***
# <center>***Replacing and Correcting Words***
***

## ***I learned the following natural language processing techniques:***

* **Text Normalization:**
    * [Stemming words](#stemming) 
    * [Lemmatizing words with WordNet](#lemmatization)
    * [Replacing words matching regular expressions](#regex-replacement)
    * [Removing repeating characters](#character-removal)
    * [Spelling correction with Enchant](#spelling-correction)
    * [Replacing synonyms](#synonym-replacement)
    * [Replacing negations with antonyms](#negation-replacement) 



***
## ***<a id="stemming"></a>Stemming words:***
***

**Stemming** is a technique to remove affixes from a word, ending up with the stem. For example, the stem of cooking is cook, and a good stemming algorithm knows that the ing suffix can be removed. **Stemming** is most commonly used by search engines for indexing 
words. Instead of storing all forms of a word, a search engine can store only the stems, greatly reducing the size of index while increasing retrieval accuracy.
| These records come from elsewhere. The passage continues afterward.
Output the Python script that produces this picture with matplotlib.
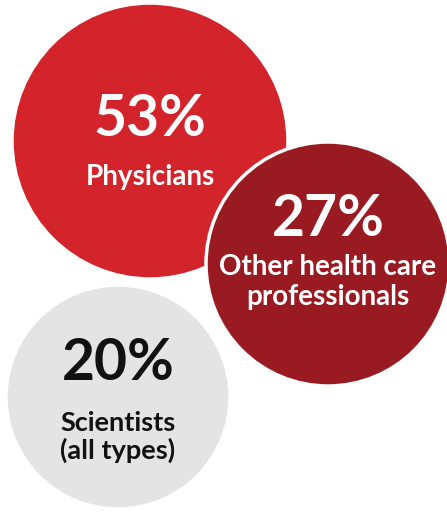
import matplotlib
matplotlib.use("Agg")
import matplotlib.pyplot as plt
from matplotlib.patches import Circle

# Data
shares = [53, 27, 20]
labels = ["Physicians", "Other health care\nprofessionals", "Scientists\n(all types)"]

# Layout (pixel coordinates in a 447x514 canvas) and styling
centers = [(150, 141), (328, 264), (118, 397)]
radii = [138, 122, 112]
fill_colors = ["#D3242B", "#9A1A22", "#E4E4E4"]
text_colors = ["white", "white", "#111111"]
pct_offsets = [-21, -45, -33]
label_offsets = [36, 18, 40]
label_sizes = [20, 20, 19.5]
draw_order = [2, 0, 1]

W, H = 447, 514
fig = plt.figure(figsize=(W / 100, H / 100), dpi=100)
ax = fig.add_axes([0, 0, 1, 1])
ax.set_xlim(0, W)
ax.set_ylim(H, 0)
ax.set_aspect("equal")
ax.axis("off")

for z, i in enumerate(draw_order):
    cx, cy = centers[i]
    ax.add_patch(Circle((cx, cy), radii[i], facecolor=fill_colors[i],
                        edgecolor="white", linewidth=2.5, zorder=z + 1))

for i in range(len(shares)):
    cx, cy = centers[i]
    ax.text(cx, cy + pct_offsets[i], f"{shares[i]}%", ha="center", va="center",
            fontsize=41, fontweight="bold", family="Lato",
            color=text_colors[i], zorder=10)
    ax.text(cx, cy + label_offsets[i], labels[i], ha="center", va="center",
            fontsize=label_sizes[i], fontweight="bold", family="Lato",
            color=text_colors[i], linespacing=1.15, zorder=10)

fig.savefig("out.png", dpi=100, facecolor="white")
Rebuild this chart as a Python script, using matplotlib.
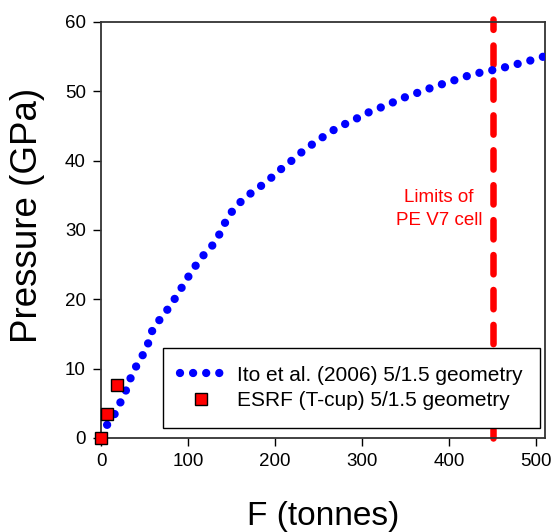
import matplotlib
matplotlib.use("Agg")
import matplotlib.pyplot as plt

plt.rcParams['font.family'] = ['Liberation Sans', 'DejaVu Sans']

# Ito et al. (2006) calibration curve, F in tonnes, P in GPa
ito_f = [7, 17, 24, 31, 36, 45, 53, 57, 67, 78, 88, 97, 106, 118, 131, 139, 146,
         159, 174, 190, 204, 220, 234, 249, 264, 279, 294, 308, 324, 339, 354,
         369, 383, 399, 413, 428, 444, 459, 474, 489, 504, 512]
ito_p = [1.9, 3.7, 5.6, 7.5, 9.4, 11.3, 13.1, 15.1, 17.0, 18.8, 20.7, 22.6, 24.4,
         26.4, 28.2, 30.1, 32.0, 33.9, 35.5, 36.9, 38.5, 40.1, 41.6, 42.9, 44.2,
         45.2, 46.1, 47.0, 47.8, 48.6, 49.4, 50.0, 50.7, 51.3, 51.9, 52.5, 52.9,
         53.3, 53.8, 54.3, 54.8, 55.2]

# ESRF T-cup points
esrf_f = [0, 6.5, 18]
esrf_p = [0, 3.5, 7.6]

limit_f = 450
xticks = [0, 100, 200, 300, 400, 500]
yticks = [0, 10, 20, 30, 40, 50, 60]

fig = plt.figure(figsize=(5.55, 5.32), dpi=100)
ax = fig.add_axes([0.182, 0.1767, 0.8, 0.782])

ax.plot(ito_f, ito_p, color='blue', lw=6.0, linestyle=(0, (0.001, 1.57)),
        dash_capstyle='round', label='Ito et al. (2006) 5/1.5 geometry', zorder=3)
ax.plot([limit_f, limit_f], [0, 60.4], color='red', lw=4.7,
        linestyle=(1.6, (2.95, 2.4)), dash_capstyle='round', clip_on=False, zorder=2)
ax.plot(esrf_f, esrf_p, linestyle='none', marker='s', markersize=8.6,
        markerfacecolor='red', markeredgecolor='black', markeredgewidth=1.0,
        clip_on=False, label='ESRF (T-cup) 5/1.5 geometry', zorder=4)

ax.text(388, 33.0, 'Limits of\nPE V7 cell', color='red', fontsize=13.5,
        ha='center', va='center', linespacing=1.45)

ax.set_xlim(0, 510)
ax.set_ylim(0, 60)
ax.set_xticks(xticks)
ax.set_yticks(yticks)
ax.tick_params(direction='out', length=6, width=1, labelsize=13.5, pad=5, colors='black')
for s in ax.spines.values():
    s.set_linewidth(1.3)
    s.set_color('#333333')

ax.set_xlabel('F (tonnes)', fontsize=24)
ax.xaxis.set_label_coords(0.5, -0.152)
ax.set_ylabel('Pressure (GPa)', fontsize=26.5)
ax.yaxis.set_label_coords(-0.127, 0.536)

leg = ax.legend(loc='lower left', bbox_to_anchor=(0.139, 0.024), borderaxespad=0,
                fontsize=15, handlelength=2.0, handletextpad=0.7, numpoints=1,
                fancybox=False, framealpha=1, edgecolor='black', borderpad=0.85,
                labelspacing=0.32)
leg.get_frame().set_linewidth(1.0)

fig.savefig('out.png', dpi=100)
One of the most common stemming algorithms is the **Porter stemming algorithm** by Martin Porter. It is designed to remove and replace well-known suffixes of English words.  NLTK comes with an implementation of the Porter stemming algorithm, which is very easy to use. Simply instantiate the PorterStemmer class and call the stem() method with the word you want to stem:

In [1]:

from nltk.stem import PorterStemmer
stemmer = PorterStemmer()
stemmer.stem('cooking')
 

'cook'

In [7]:

stemmer.stem('runing')


'rune'

In [8]:

stemmer.stem('booking')


'book'

In [10]:

words = ["running", "jumps", "happily", "historical"]
# Stemming the words
stems = [stemmer.stem(word) for word in words]
# Output the stems
print(stems)


['run', 'jump', 'happili', 'histor']


The `PorterStemmer` class knows a number of regular word forms and suffixes and uses this knowledge to transform your input word to a final stem through a series of steps. The resulting stem is often a shorter word, or at least a common form of the word, which has 
the same root meaning.

There are other stemming algorithms out there besides the Porter stemming algorithm, such as the **Lancaster stemming algorithm**, developed at Lancaster University. NLTK includes it as the LancasterStemmer class.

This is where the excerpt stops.